1. A method of manufacturing black iron oxide pigment comprising the steps of taking a first aqueous solution of of ferrous sulphate at a starting temperature above 68"C, taking a second aqueous solution of an alkali metal hydroxide or ammonia, adding the second solution to the first solution while maintaining the temperature of the combined solutions above 68"C, the addition being preferably, but not essentially, effected in bursts until the pH of the combined solutions is from 8.5 to 10, oxidizing the combined solutions so as to deposit black iron oxide from the resulting mixture, and during the oxidation and separation ensuring that insufficient cooling occurs to result in sulphate crystallisation.

2. A method as claimed in claim 1, in which the pH of the combined solutions is from 9.0 to 9.5.

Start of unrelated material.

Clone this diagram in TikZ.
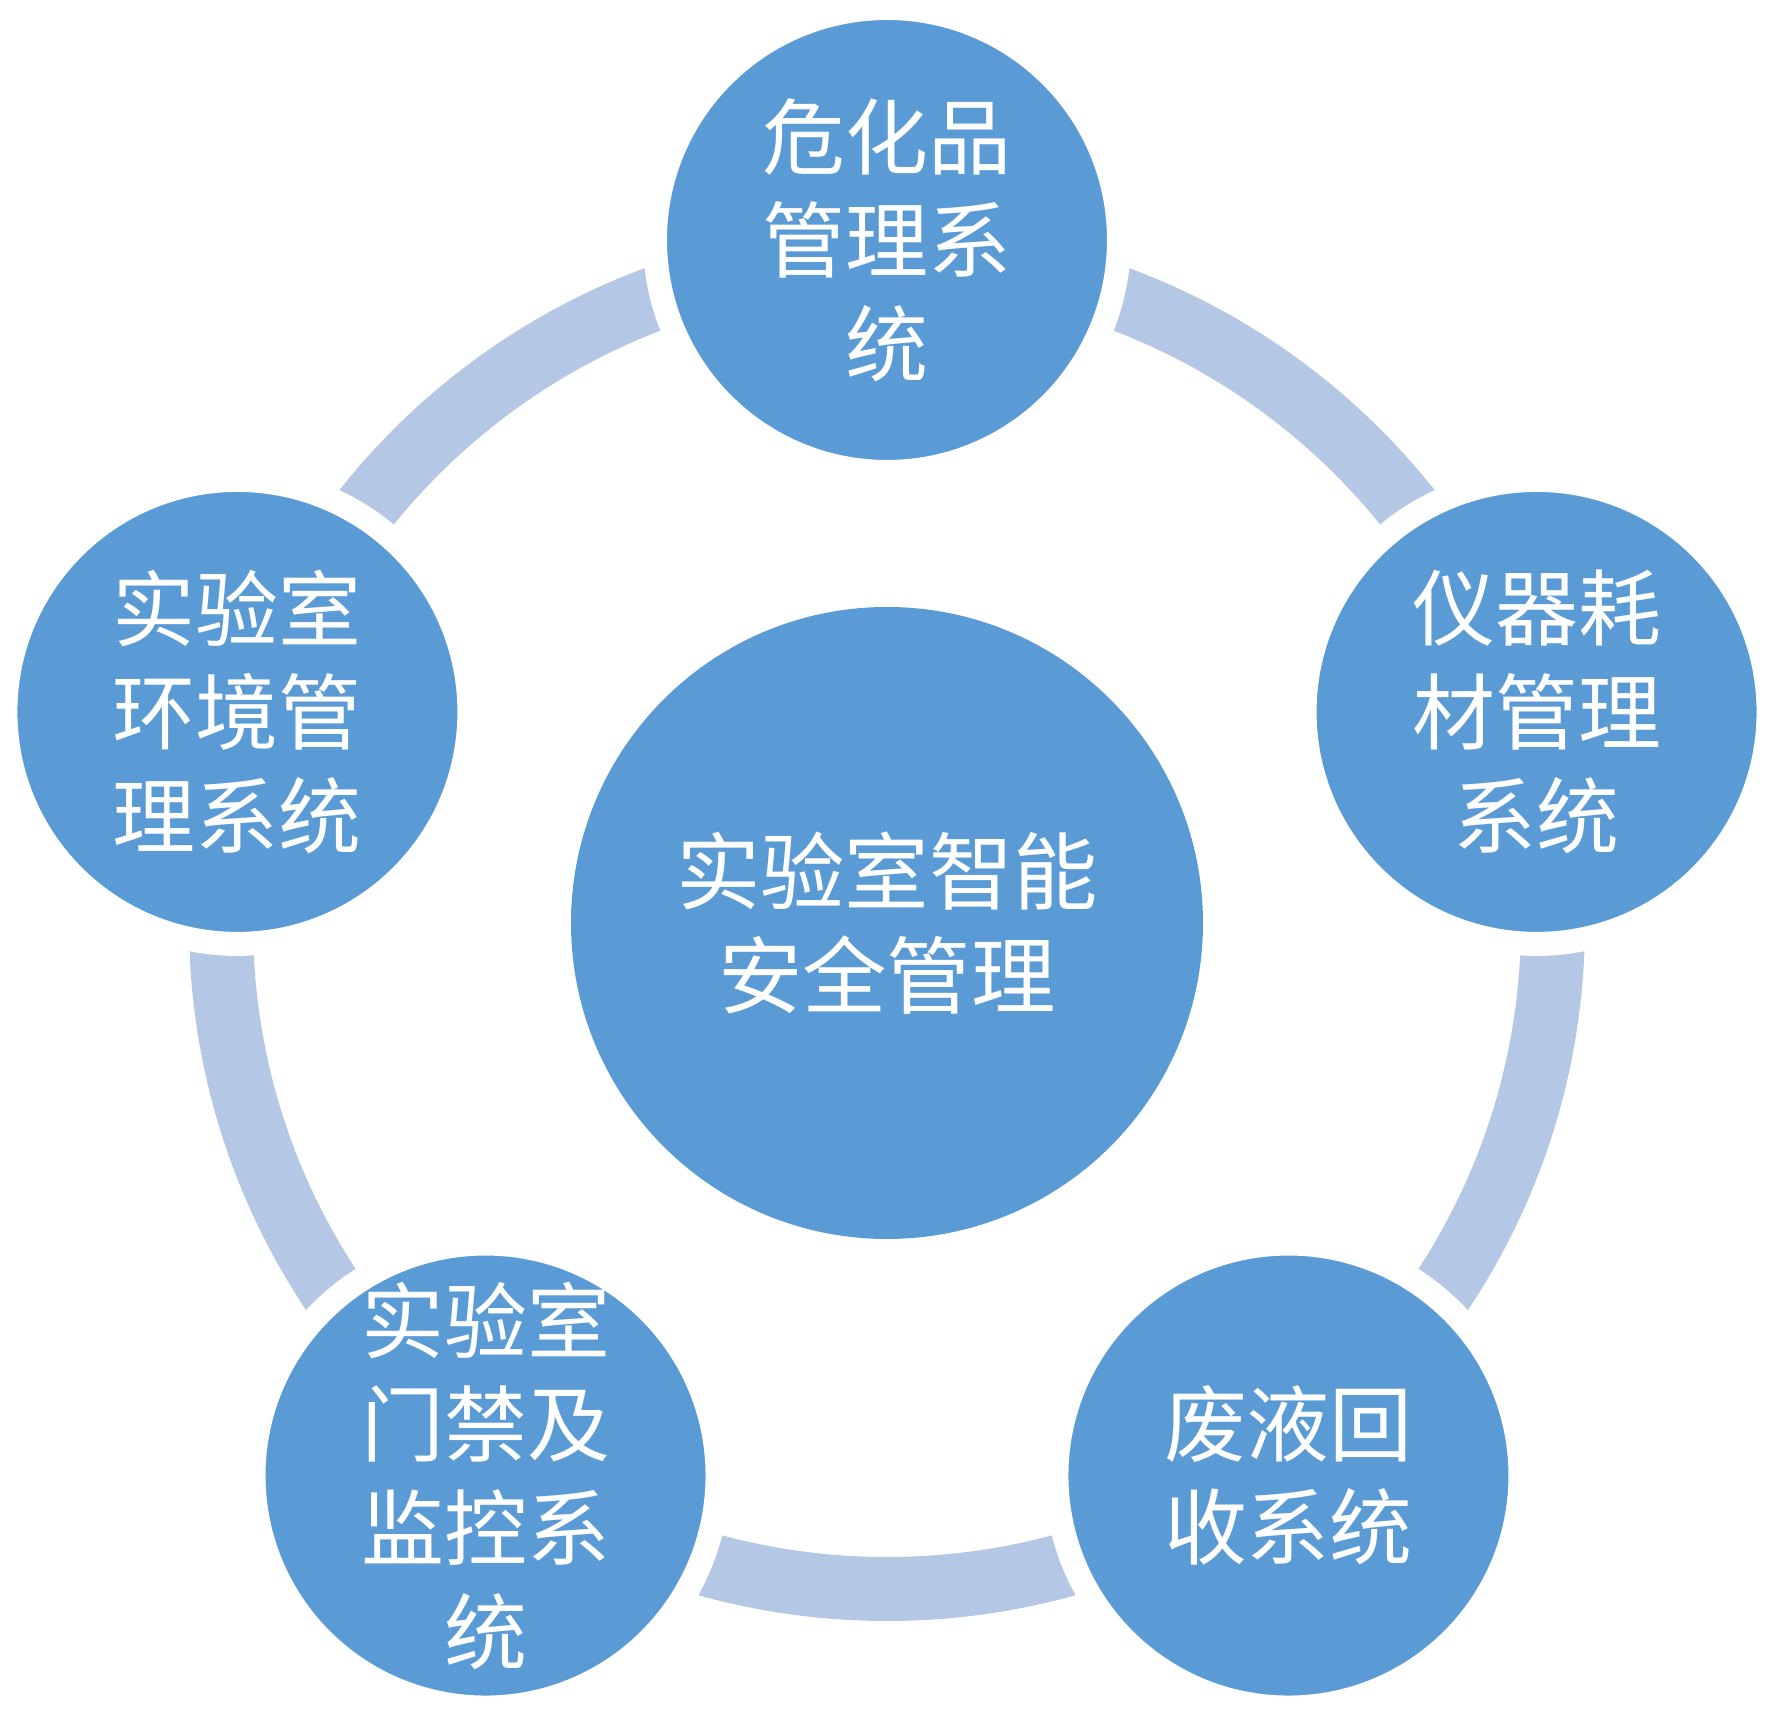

3. A method as claimed in claim 1 or claim 2, in which the ferrous sulphate solution is at least 25% w/w FeSO4.7H20/ water.

4. A method as claimed in any one of claims 1 to 3, in which the temperature of the first solution is from 68"C to 100"C.

5. A method as claimed in any one of claims 1 to 4, in which the temperature of the first solution is from 70"C to 80"C.

6. A method as claimed in any one of claims 1 to 5, in which the temperature of the first solution is 75"C.

7. A method as claimed in any one of claims 1 to 6, in which the first solution is prepared by dissolving ferrous sulphate heptahydrate in water.

8. A method as claimed in any one of claims 1 to 7, in which the second solution is added to the first with continuous stirring to prevent substantial local pH variations and the rate of addition is such that the viscosity of the combined solution does not rise above 1000 centipoises.

9. A method as claimed in claim 8, in which the viscosity of the combined solutions does not rise above 500 centipoises.

10. A method as claimed in claim 9, in which the viscosity of the combined solutions does not rise above 250 centipoises.

11. A method as claimed in any one of claims 1 to 10, in which the second aqueous solution is sodium hydroxide.

12. A method as claimed in any one of claims 1 to 11, in which the combined solutions are oxidized by bubbling air through the solutions.

13. A method of manufacturing black iron oxide pigment as claimed in claim 1 and substantially as hereinbefore described.

14. A black iron oxide pigment which has been produced by a method as claimed in any one of claims 1 to 13.

15. A concrete building product including a pigment as claimed in claim 14.

16. A method of producing a concrete product which comprises dispersing a pigment as claimed in claim 14 in a cementitious mix and setting the resulting mixture in a desired shape.

17. A method as claimed in claim 16, wherein the desired shape is a roof tile.

18. A method as claimed in claim 16 or claim 17, wherein the pigment is used at a concentration of from 1% to 2% w/w in the cementitious mix.

19. A concrete product which has been produced by a method as claimed in any one of claims 16 to 18.